"The background to all this is important. The Australian Competition and Consumer Commission's digital platform inquiry, which was completed in mid-2019, recommended what became the news media bargaining code (NMBC). The logic was that Google and Facebook, in particular, were benefiting significantly from news content without paying for it. The ACCC recommended that a voluntary scheme of negotiation for a fair payment be tried first but this failed as it could not overcome the huge bargaining power advantage that the platforms had over the publishers."
"No business can keep producing without being paid for what they produce. Journalists hold power to account, they provide a journal of record as to what is going on and they allow debate based on fact. Journalism is fundamental to our democracy. Getting the NMBC right was vital and the same necessity applies to the NBI. Let's deal with the issues."
"The original bargaining code was extremely successful.
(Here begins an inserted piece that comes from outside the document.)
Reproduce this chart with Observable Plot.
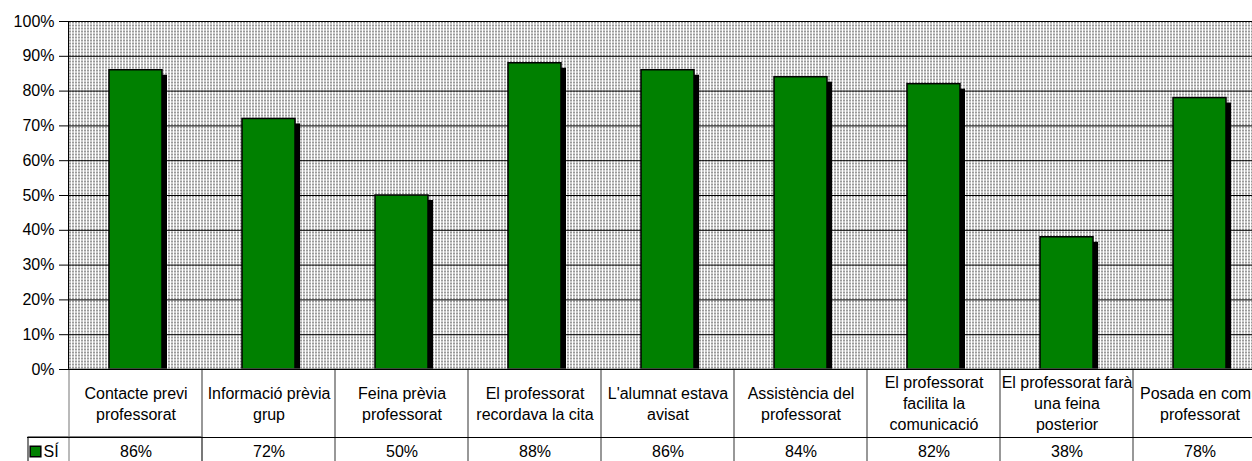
<!DOCTYPE html>
<html>
<head>
<meta charset="utf-8">
<script src="https://cdn.jsdelivr.net/npm/d3@7"></script>
<script src="https://cdn.jsdelivr.net/npm/@observablehq/plot@0.6"></script>
<style>
html, body { margin: 0; padding: 0; background: #fff; overflow: hidden; }
#chart { width: 1252px; overflow: hidden; }
#chart svg { max-width: none !important; display: block; }
</style>
</head>
<body>
<div id="chart"></div>
<script>
const categories = [
  "Contacte previ\nprofessorat",
  "Informació prèvia\ngrup",
  "Feina prèvia\nprofessorat",
  "El professorat\nrecordava la cita",
  "L'alumnat estava\navisat",
  "Assistència del\nprofessorat",
  "El professorat\nfacilita la\ncomunicació",
  "El professorat farà\nuna feina\nposterior",
  "Posada en comú\nprofessorat"
];
const values = [86, 72, 50, 88, 86, 84, 82, 38, 78];
const seriesName = "SÍ";
const yTicks = [0, 10, 20, 30, 40, 50, 60, 70, 80, 90, 100];

const data = categories.map((c, i) => ({cat: c, value: values[i], label: values[i] + "%"}));
const green = "#008000";

const plot = Plot.plot({
  width: 1268,
  height: 466,
  marginLeft: 68,
  marginRight: 1,
  marginTop: 21,
  marginBottom: 97,
  style: {fontFamily: "'Liberation Sans', Arial, sans-serif", fontSize: "16px", color: "#000", background: "#fff", maxWidth: "none"},
  x: {domain: categories, padding: 0},
  y: {domain: [0, 100]},
  marks: [
    Plot.frame({fill: "url(#dots)", stroke: "none"}),
    Plot.ruleY(yTicks, {stroke: "#000", strokeWidth: 1}),
    Plot.barY(data, {x: "cat", y: "value", fill: "#000", insetLeft: 40, insetRight: 40, dx: 5, dy: 5, insetBottom: 5}),
    Plot.barY(data, {x: "cat", y: "value", fill: green, stroke: "#000", strokeWidth: 1.5, insetLeft: 40, insetRight: 40}),
    Plot.frame({stroke: "#000", strokeWidth: 1}),
    Plot.barY([categories[0]], {x: d => d, y1: 0, y2: 0, insetLeft: -41, insetTop: 68, insetBottom: -120, fill: "none", stroke: "#000"}),
    Plot.barY(categories, {x: d => d, y1: 0, y2: 0, insetTop: 0, insetBottom: -120, fill: "none", stroke: "#777"}),
    Plot.ruleY([0], {dy: 68, insetLeft: -41, stroke: "#000"}),
    Plot.ruleY([0], {stroke: "#000"}),
    Plot.axisY({ticks: yTicks, tickFormat: d => d + "%", tickSize: 9, tickPadding: 5, fontSize: 16, label: null}),
    Plot.axisX({tickSize: 0, tickPadding: 33, lineAnchor: "middle", lineHeight: 1.3, fontSize: 16, label: null}),
    Plot.text(data, {x: "cat", text: "label", frameAnchor: "bottom", dy: 82, lineAnchor: "middle", fontSize: 16, fill: "#000"}),
    Plot.dot([seriesName], {frameAnchor: "bottom-left", dx: -33, dy: 82, symbol: "square", r: 6, fill: green, stroke: "#000", strokeWidth: 1.5}),
    Plot.text([seriesName], {frameAnchor: "bottom-left", dx: -25, dy: 82, text: d => d, textAnchor: "start", lineAnchor: "middle", fontSize: 16, fill: "#000"})
  ]
});

const svg = d3.select(plot);
const defs = svg.insert("defs", ":first-child");
const pat = defs.append("pattern")
  .attr("id", "dots")
  .attr("patternUnits", "userSpaceOnUse")
  .attr("x", 0).attr("y", 0)
  .attr("width", 3).attr("height", 3);
pat.append("rect").attr("width", 3).attr("height", 3).attr("fill", "#fff");
pat.append("rect").attr("width", 1).attr("height", 2).attr("fill", "#333");

document.getElementById("chart").appendChild(plot);
</script>
</body>
</html>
Three- and five-year deals were entered into by Google and Facebook with virtually all publishers, large and small, and about $1bn has been paid since its inception. But the three-year deals have expired, Facebook, or Meta, has said it will not do further deals and the remaining deals expire in early to mid-2026."
The ACCC's mid-2019 digital platform inquiry led to the News Media Bargaining Code because Google and Facebook benefited from news content without paying. A voluntary negotiation approach failed due to the platforms' overwhelming bargaining power, undermining publisher revenues. The NMBC produced three- and five-year deals covering most publishers and delivered about $1 billion, but many three-year contracts have expired, Meta refuses further deals, and remaining agreements end by mid-2026. Meta may remove news if designated under the NMBC. The proposed News Bargaining Incentive is complex and slow, risks favoring large tech firms, and could force publishers to cut staff.